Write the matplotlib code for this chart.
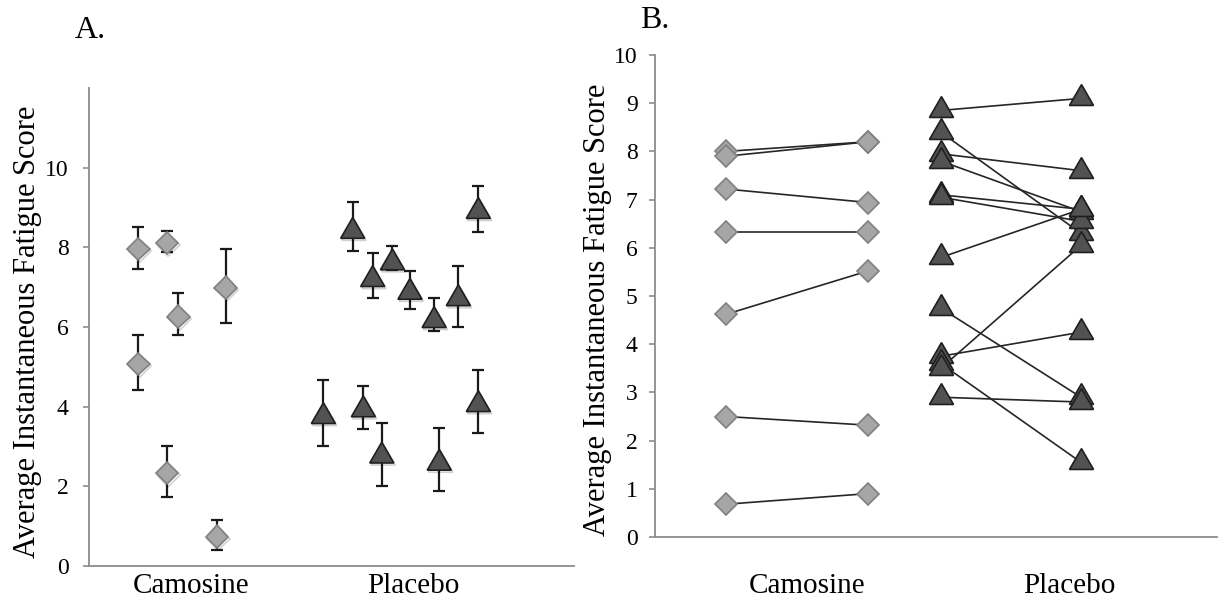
import matplotlib
matplotlib.use("Agg")
import matplotlib.pyplot as plt
import matplotlib.patheffects as pe

plt.rcParams['font.family'] = ['Liberation Serif', 'DejaVu Serif']

# Panel A: per-participant mean with error bars (x is jittered position)
carn_x = [0.763, 0.763, 0.891, 0.891, 0.943, 1.116, 1.156]
carn_mean = [7.96, 5.07, 8.11, 2.33, 6.26, 0.74, 6.99]
carn_lo = [7.45, 4.42, 7.87, 1.74, 5.80, 0.40, 6.09]
carn_hi = [8.51, 5.80, 8.40, 3.00, 6.86, 1.16, 7.96]

plac_x = [1.596, 1.728, 1.776, 1.818, 1.859, 1.907, 1.986, 2.095, 2.118, 2.204, 2.294, 2.294]
plac_mean = [3.75, 8.40, 3.92, 7.19, 2.76, 7.61, 6.87, 6.16, 2.58, 6.71, 8.90, 4.05]
plac_lo = [3.02, 7.91, 3.43, 6.73, 2.02, 7.44, 6.45, 5.89, 1.88, 6.01, 8.38, 3.33]
plac_hi = [4.66, 9.14, 4.52, 7.86, 3.60, 8.04, 7.40, 6.73, 3.47, 7.54, 9.55, 4.92]

groups = ['Camosine', 'Placebo']

# Panel B: first vs second value for each participant
carn_pair_x = [0.691, 1.233]
carn_first = [8.0, 7.9, 7.22, 6.33, 4.62, 2.50, 0.68]
carn_second = [8.2, 8.2, 6.94, 6.33, 5.52, 2.32, 0.90]

plac_pair_x = [1.511, 2.046]
plac_first = [8.85, 8.4, 7.95, 7.8, 7.1, 7.05, 5.8, 4.75, 3.75, 3.6, 3.5, 2.9]
plac_second = [9.1, 6.3, 7.6, 6.75, 6.8, 6.55, 6.8, 2.9, 4.25, 1.55, 6.05, 2.8]

diamond_face = '#a6a6a6'
diamond_edge = '#808080'
tri_face = '#525252'
tri_edge = '#1f1f1f'
axis_grey = '#8c8c8c'

fig = plt.figure(figsize=(12.19, 6.0), dpi=100)

def style_axis(ax):
    # Excel-like axes: only left and bottom lines in grey
    for side in ['top', 'right']:
        ax.spines[side].set_visible(False)
    for side in ['left', 'bottom']:
        ax.spines[side].set_color(axis_grey)
        ax.spines[side].set_linewidth(1.3)
    ax.tick_params(axis='y', direction='out', length=4.5, width=1.2,
                   color=axis_grey, labelsize=17)
    ax.tick_params(axis='x', length=0, labelsize=21)

# soft shadow under the panel A markers
shadow = [pe.SimpleLineShadow(offset=(1, -1.5), alpha=0.18, shadow_color='black'), pe.Normal()]

# ---- Panel A ----
axA = fig.add_axes([0.0730, 0.0567, 0.3979, 0.7967])
style_axis(axA)
axA.errorbar(carn_x, carn_mean,
             yerr=[[m - l for m, l in zip(carn_mean, carn_lo)],
                   [h - m for m, h in zip(carn_mean, carn_hi)]],
             fmt='none', ecolor='#1a1a1a', elinewidth=1.6, capsize=4.5, capthick=1.6, zorder=2)
axA.errorbar(plac_x, plac_mean,
             yerr=[[m - l for m, l in zip(plac_mean, plac_lo)],
                   [h - m for m, h in zip(plac_mean, plac_hi)]],
             fmt='none', ecolor='#1a1a1a', elinewidth=1.6, capsize=4.5, capthick=1.6, zorder=2)
axA.plot(carn_x, carn_mean, linestyle='none', marker='D', ms=11.5, mfc=diamond_face,
         mec=diamond_edge, mew=1.2, zorder=3, path_effects=shadow)
axA.plot(plac_x, plac_mean, linestyle='none', marker=(3, 0, 0), ms=20, mfc=tri_face,
         mec=tri_edge, mew=1.2, zorder=3, path_effects=shadow)
axA.set_xlim(0.54, 2.725)
axA.set_ylim(0, 12)
axA.set_yticks([0, 2, 4, 6, 8, 10])
axA.set_xticks([1, 2])
axA.set_xticklabels(groups)
axA.tick_params(axis='x', pad=5)
axA.tick_params(axis='y', pad=10)
axA.set_ylabel('Average Instantaneous Fatigue Score', fontsize=22)
axA.yaxis.set_label_coords(-0.097, 0.49)

# ---- Panel B ----
axB = fig.add_axes([0.5373, 0.105, 0.461, 0.8033])
style_axis(axB)
for a, b in zip(carn_first, carn_second):
    axB.plot(carn_pair_x, [a, b], color='#262626', lw=1.2, zorder=2)
for a, b in zip(plac_first, plac_second):
    axB.plot(plac_pair_x, [a, b], color='#262626', lw=1.2, zorder=2)
axB.plot([carn_pair_x[0]] * len(carn_first), carn_first, linestyle='none', marker='D', ms=11,
         mfc=diamond_face, mec=diamond_edge, mew=1.2, zorder=3)
axB.plot([carn_pair_x[1]] * len(carn_second), carn_second, linestyle='none', marker='D', ms=11,
         mfc=diamond_face, mec=diamond_edge, mew=1.2, zorder=3)
axB.plot([plac_pair_x[0]] * len(plac_first), plac_first, linestyle='none', marker=(3, 0, 0), ms=20,
         mfc=tri_face, mec=tri_edge, mew=1.2, zorder=3)
axB.plot([plac_pair_x[1]] * len(plac_second), plac_second, linestyle='none', marker=(3, 0, 0), ms=20,
         mfc=tri_face, mec=tri_edge, mew=1.2, zorder=3)
axB.set_xlim(0.42, 2.565)
axB.set_ylim(0, 10)
axB.set_yticks(range(0, 11))
axB.set_xticks([1, 2])
axB.set_xticklabels(groups)
axB.tick_params(axis='x', pad=26)
axB.tick_params(axis='y', pad=8)
axB.set_ylabel('Average Instantaneous Fatigue Score', fontsize=22)
axB.yaxis.set_label_coords(-0.077, 0.471)

# panel letters
fig.text(75 / 1219, 1 - 30 / 600, 'A.', fontsize=23, ha='left', va='center')
fig.text(640 / 1219, 1 - 21 / 600, 'B.', fontsize=23, ha='left', va='center')

fig.savefig('out.png', dpi=100)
-----
#### WORK INSTRUCTIONS:
Repeat, word for word and with no pictures, only the lines running from the beginning of the data to the line that contains "alpha=0.18, shadow_color='black'), pe.Normal()]".

#### EXPECTED OUTPUT:
Write the matplotlib code for this chart.
import matplotlib
matplotlib.use("Agg")
import matplotlib.pyplot as plt
import matplotlib.patheffects as pe

plt.rcParams['font.family'] = ['Liberation Serif', 'DejaVu Serif']

# Panel A: per-participant mean with error bars (x is jittered position)
carn_x = [0.763, 0.763, 0.891, 0.891, 0.943, 1.116, 1.156]
carn_mean = [7.96, 5.07, 8.11, 2.33, 6.26, 0.74, 6.99]
carn_lo = [7.45, 4.42, 7.87, 1.74, 5.80, 0.40, 6.09]
carn_hi = [8.51, 5.80, 8.40, 3.00, 6.86, 1.16, 7.96]

plac_x = [1.596, 1.728, 1.776, 1.818, 1.859, 1.907, 1.986, 2.095, 2.118, 2.204, 2.294, 2.294]
plac_mean = [3.75, 8.40, 3.92, 7.19, 2.76, 7.61, 6.87, 6.16, 2.58, 6.71, 8.90, 4.05]
plac_lo = [3.02, 7.91, 3.43, 6.73, 2.02, 7.44, 6.45, 5.89, 1.88, 6.01, 8.38, 3.33]
plac_hi = [4.66, 9.14, 4.52, 7.86, 3.60, 8.04, 7.40, 6.73, 3.47, 7.54, 9.55, 4.92]

groups = ['Camosine', 'Placebo']

# Panel B: first vs second value for each participant
carn_pair_x = [0.691, 1.233]
carn_first = [8.0, 7.9, 7.22, 6.33, 4.62, 2.50, 0.68]
carn_second = [8.2, 8.2, 6.94, 6.33, 5.52, 2.32, 0.90]

plac_pair_x = [1.511, 2.046]
plac_first = [8.85, 8.4, 7.95, 7.8, 7.1, 7.05, 5.8, 4.75, 3.75, 3.6, 3.5, 2.9]
plac_second = [9.1, 6.3, 7.6, 6.75, 6.8, 6.55, 6.8, 2.9, 4.25, 1.55, 6.05, 2.8]

diamond_face = '#a6a6a6'
diamond_edge = '#808080'
tri_face = '#525252'
tri_edge = '#1f1f1f'
axis_grey = '#8c8c8c'

fig = plt.figure(figsize=(12.19, 6.0), dpi=100)

def style_axis(ax):
    # Excel-like axes: only left and bottom lines in grey
    for side in ['top', 'right']:
        ax.spines[side].set_visible(False)
    for side in ['left', 'bottom']:
        ax.spines[side].set_color(axis_grey)
        ax.spines[side].set_linewidth(1.3)
    ax.tick_params(axis='y', direction='out', length=4.5, width=1.2,
                   color=axis_grey, labelsize=17)
    ax.tick_params(axis='x', length=0, labelsize=21)

# soft shadow under the panel A markers
shadow = [pe.SimpleLineShadow(offset=(1, -1.5), alpha=0.18, shadow_color='black'), pe.Normal()]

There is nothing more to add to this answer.